What’s strange to me is it still feels like I can buy a pair of shoes made in Asia cheaper in America than in Singapore. Not sure how to grok that one yet.

As we make our way down to Disneyland I am reminded that America is huge and pretty useless without a car. Once you have to live in rural America you must have a car. Must. It’s only the cities that allow non car living. I enjoy the convenience of it but back in Singapore I don’t have or feel like I need one.

Everything is too big. Everywhere you eat the portions are insane and it seems people’s bodies slowly catch up to being able to consume the ultra large portions. People look bigger to me.

Although the market is huge in America I feel like the opportunity to build things and carve into new markets that have better connectivity and a proclivity for mobile devices feels more appealing. It may not be true but it I like building for Asia and the globe more than for America and the globe but it could be that it’s just a feeling more than reality.

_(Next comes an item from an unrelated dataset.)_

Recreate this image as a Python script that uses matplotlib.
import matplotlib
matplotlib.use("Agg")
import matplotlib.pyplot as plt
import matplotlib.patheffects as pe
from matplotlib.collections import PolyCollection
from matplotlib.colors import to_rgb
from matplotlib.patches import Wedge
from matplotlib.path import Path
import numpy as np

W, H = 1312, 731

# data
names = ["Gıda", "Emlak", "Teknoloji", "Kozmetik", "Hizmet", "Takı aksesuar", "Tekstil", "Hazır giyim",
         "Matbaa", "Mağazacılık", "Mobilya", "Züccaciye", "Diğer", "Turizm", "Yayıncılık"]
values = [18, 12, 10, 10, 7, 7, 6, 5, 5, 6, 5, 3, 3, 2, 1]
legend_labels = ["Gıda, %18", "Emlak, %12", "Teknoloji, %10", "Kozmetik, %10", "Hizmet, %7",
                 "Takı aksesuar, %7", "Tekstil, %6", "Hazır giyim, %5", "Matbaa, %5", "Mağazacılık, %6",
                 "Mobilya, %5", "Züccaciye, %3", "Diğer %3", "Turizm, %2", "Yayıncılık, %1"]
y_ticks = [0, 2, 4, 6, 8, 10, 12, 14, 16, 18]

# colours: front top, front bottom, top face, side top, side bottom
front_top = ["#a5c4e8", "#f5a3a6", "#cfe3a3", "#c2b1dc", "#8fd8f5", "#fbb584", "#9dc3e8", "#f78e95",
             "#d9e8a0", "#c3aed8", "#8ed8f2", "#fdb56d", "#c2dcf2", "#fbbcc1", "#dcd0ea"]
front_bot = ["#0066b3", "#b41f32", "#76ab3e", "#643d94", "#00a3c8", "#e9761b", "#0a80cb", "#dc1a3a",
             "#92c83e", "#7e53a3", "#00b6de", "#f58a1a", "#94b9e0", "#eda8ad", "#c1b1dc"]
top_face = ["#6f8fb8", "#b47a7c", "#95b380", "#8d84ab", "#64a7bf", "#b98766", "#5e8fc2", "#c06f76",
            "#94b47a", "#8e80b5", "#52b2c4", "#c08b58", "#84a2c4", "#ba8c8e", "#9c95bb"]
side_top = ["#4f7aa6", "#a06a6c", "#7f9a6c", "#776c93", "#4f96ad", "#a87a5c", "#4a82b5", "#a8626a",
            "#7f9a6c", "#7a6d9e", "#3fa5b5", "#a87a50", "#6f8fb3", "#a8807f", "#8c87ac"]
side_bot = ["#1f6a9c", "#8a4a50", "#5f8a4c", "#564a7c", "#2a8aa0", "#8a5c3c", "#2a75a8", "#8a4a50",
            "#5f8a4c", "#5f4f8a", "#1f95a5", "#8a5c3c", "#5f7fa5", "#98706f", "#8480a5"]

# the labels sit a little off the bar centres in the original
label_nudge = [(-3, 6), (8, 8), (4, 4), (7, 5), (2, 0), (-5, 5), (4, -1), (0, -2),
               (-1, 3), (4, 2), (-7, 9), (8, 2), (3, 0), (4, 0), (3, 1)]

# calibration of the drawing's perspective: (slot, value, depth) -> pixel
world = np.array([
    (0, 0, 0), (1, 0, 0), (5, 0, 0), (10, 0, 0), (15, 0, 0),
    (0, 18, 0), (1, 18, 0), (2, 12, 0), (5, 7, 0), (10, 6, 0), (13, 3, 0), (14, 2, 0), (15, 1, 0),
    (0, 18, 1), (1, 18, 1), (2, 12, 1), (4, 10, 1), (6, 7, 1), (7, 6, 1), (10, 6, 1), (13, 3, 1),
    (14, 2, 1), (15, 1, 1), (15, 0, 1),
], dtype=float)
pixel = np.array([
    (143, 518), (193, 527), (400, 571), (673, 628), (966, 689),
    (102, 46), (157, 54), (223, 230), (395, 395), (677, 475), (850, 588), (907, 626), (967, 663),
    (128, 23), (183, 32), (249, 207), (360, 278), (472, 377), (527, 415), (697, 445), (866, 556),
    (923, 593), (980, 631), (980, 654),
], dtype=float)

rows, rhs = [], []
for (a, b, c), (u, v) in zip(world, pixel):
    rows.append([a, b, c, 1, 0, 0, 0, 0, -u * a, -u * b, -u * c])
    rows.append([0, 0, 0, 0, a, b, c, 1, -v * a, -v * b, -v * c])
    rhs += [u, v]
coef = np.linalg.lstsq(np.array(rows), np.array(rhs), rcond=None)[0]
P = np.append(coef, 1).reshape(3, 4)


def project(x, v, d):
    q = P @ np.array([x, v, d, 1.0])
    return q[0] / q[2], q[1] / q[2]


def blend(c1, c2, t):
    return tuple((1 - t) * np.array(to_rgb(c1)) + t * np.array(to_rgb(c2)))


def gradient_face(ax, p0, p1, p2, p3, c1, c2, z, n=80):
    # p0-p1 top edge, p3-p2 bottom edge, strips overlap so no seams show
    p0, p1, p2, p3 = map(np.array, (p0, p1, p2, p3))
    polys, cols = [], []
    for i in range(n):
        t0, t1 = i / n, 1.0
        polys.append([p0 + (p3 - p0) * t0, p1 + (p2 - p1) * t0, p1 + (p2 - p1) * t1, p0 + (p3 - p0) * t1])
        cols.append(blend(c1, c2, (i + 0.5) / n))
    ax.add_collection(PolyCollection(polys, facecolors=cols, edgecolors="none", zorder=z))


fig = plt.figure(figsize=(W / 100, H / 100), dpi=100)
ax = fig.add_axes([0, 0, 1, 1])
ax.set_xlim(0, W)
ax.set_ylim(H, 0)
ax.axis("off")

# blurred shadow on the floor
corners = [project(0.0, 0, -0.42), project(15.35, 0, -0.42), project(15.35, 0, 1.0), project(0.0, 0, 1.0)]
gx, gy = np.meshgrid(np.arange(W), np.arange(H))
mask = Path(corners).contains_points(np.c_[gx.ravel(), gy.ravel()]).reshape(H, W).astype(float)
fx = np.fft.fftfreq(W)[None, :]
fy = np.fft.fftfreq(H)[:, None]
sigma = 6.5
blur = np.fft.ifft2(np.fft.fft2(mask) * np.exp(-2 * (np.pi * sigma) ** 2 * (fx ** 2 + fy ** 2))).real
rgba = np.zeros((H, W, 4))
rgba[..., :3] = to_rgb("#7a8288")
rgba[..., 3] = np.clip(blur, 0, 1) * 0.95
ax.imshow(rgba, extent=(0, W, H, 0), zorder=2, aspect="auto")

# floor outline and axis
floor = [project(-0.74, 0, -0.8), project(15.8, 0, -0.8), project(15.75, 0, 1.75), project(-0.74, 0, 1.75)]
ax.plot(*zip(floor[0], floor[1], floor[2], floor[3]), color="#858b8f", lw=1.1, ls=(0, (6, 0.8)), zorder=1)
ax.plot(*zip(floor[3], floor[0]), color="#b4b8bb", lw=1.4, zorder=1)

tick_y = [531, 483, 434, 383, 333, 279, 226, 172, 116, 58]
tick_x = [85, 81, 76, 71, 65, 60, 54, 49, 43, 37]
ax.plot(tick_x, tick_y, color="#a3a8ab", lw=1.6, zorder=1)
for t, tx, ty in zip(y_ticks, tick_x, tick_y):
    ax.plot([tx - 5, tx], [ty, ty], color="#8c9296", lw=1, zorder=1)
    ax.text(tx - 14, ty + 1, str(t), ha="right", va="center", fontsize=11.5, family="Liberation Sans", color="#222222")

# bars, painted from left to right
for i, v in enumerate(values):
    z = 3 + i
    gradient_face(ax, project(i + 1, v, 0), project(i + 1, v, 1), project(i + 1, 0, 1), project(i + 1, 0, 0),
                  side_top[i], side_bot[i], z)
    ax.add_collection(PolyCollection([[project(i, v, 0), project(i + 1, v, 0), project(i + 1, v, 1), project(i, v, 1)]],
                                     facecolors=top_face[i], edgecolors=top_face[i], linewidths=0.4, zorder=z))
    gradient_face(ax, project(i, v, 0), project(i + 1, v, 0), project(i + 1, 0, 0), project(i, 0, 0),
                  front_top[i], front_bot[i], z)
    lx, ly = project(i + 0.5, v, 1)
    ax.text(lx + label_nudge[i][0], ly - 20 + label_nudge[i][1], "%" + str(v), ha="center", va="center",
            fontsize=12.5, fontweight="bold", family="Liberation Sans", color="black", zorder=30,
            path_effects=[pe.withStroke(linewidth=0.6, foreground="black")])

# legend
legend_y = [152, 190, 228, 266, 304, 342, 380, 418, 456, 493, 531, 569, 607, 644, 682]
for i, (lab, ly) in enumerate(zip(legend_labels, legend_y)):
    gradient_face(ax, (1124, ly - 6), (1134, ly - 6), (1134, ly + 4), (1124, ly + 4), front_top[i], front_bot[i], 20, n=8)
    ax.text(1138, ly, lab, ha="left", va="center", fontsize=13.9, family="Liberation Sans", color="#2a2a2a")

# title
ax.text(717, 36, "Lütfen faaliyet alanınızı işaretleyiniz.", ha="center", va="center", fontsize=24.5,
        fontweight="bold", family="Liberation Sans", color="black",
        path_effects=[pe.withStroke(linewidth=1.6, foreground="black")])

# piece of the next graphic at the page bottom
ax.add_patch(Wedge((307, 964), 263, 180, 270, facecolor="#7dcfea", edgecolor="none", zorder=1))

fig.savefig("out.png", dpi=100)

That being said I am stunned how bad mobile data is here outside the cities and how crappy rural Internet is. Coming from even Thailand I feel like the Internet is more expensive and slower in rural America than Thailand – apart from the great Thai firewall issues.

My parents live in Alta, CA and they have DSL from ATT that is just crap. I think it is a 5mbps line that barely gets 3 on a good day. There is no other option for them except for some line of sight service that isn’t very reliable.

Might be okay if one could tether their mobile phone but ATT gets like 2 bars there and TMobile won’t work at all. As we drive I5 to Disneyland from Alta I am amazed at how often both our phones have no signal or have edge versus real data. It’s like I am in an emergent market or something – just stunning how America got into this backwater Internet position.

What is absolutely amazing and what gets me thinking about moving back at times though is how beautiful California is and how much I miss the outdoors. The walks, the trees, the oceans, and the mountains are just incredible. Really is no other place like it on earth.

Back to the roadtrip and my shitty gprs connection.